Travel

Neon Nights in Osaka

The train chug-chugs its way through the cloudy afternoon into a steadily thickening metropolis. The ride only took an hour, but it’s a startling contrast: from Kyoto’s traditional wooden-temple streets and whooshing bamboo-forest hush we spill into the wild glittering grit and grime of Osaka, where the world is taller, the lights brighter, the food greasier and the edges rougher.

We walk for hours through the mad loud neon-twinkle night, where a million signs flash vertical screams in mysterious Hiragana and Katakana and Kanji; our lack of understanding making it all the more alluring.
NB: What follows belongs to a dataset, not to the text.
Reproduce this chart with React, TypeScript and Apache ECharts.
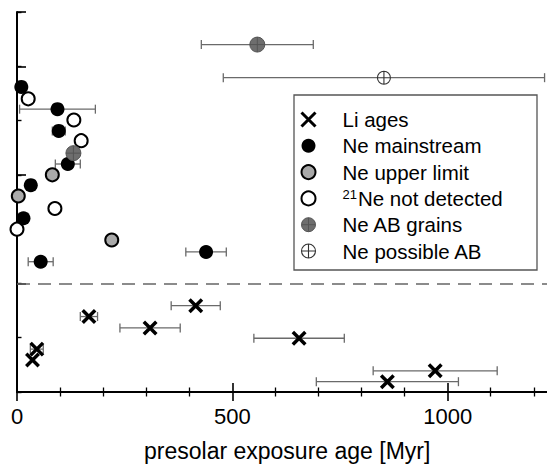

In dragon-clad, real-live-Mario-Kart hipster heaven Amerikamura, beside niche designer boutiques and towering graffiti, beanie-baggie kids roll back and forth on bikes and skateboards or sit with their noses in their phones while sipping bubble tea and Sapporo and throwing around American slang like it means something.

For days we wander through the city, getting lost and found then lost again; our only guiding light the bright Dotonbori River, its murky waters painted white and red and yellow in distorted reflections. Here are the okonomiyaki chefs in black bandanas and serious moustaches, layering noodle-egg-shrimp-cabbage pancakes like Karate masters on great big iron griddles the size of dining tables.

As the saying goes, “Osaka no kuidaore” – literally “in Osaka, eat yourself broke.”

Along the riverfront, beneath sprawling, googly-eyed squid statues the city’s famous octopus balls sizzle in giant tubs of bubbling oil, served up by the dozens to hungry locals and brave tourists alike. On our last day we finally order a set but eleven remain uneaten, with only one half-chewed to reveal rubbery sucker-tentacles all curled up in its batter shell.

Away from the busy main streets are a maze of dark, lantern-lit streets topped by a mish-mash of woven wires. We find hidden izakayas and edge closer to gaze in wonder at the teeny-tiny restaurants, their limited spaces packed with sweat and laughter rising from squeezed-in groups of friends and coworkers out to drink the night away over greasy fishy cooking steam, clinking bottles of Asahi, and the sing-song staccato of a language we will never begin to comprehend.

We pass our final few hours in a grotty AirBnB among crumbs and dusty remains of countless previous visitors, wolfing down takeaway gyozas and giant cup noodles. Just after sunrise, we grab our bags and head to the train station. The snow-white-haired BTS boys and short-skirt clubbers who tottered around on drunken legs just a couple of hours earlier have been replaced with menacing crows that now come swooping through the trash-strewn streets looking for loot.

We ride the train with some of Osaka’s early birds on their way to work or, like us, onwards to the airport. They sip cold aluminium-can coffee from the countless vending machines, and we fish out some Yens to buy a final taste of our favourite creamy-caffeine drinks. Our Japanese adventure is over. When our plane shoots off and points its nose towards tropical-thunderstorm Hanoi, we reluctantly wave farewell to this enchanting, bewildering, beautiful place, bowing deeply with a heartfelt arigatou gozaimasu.

And we know that one day we will be back.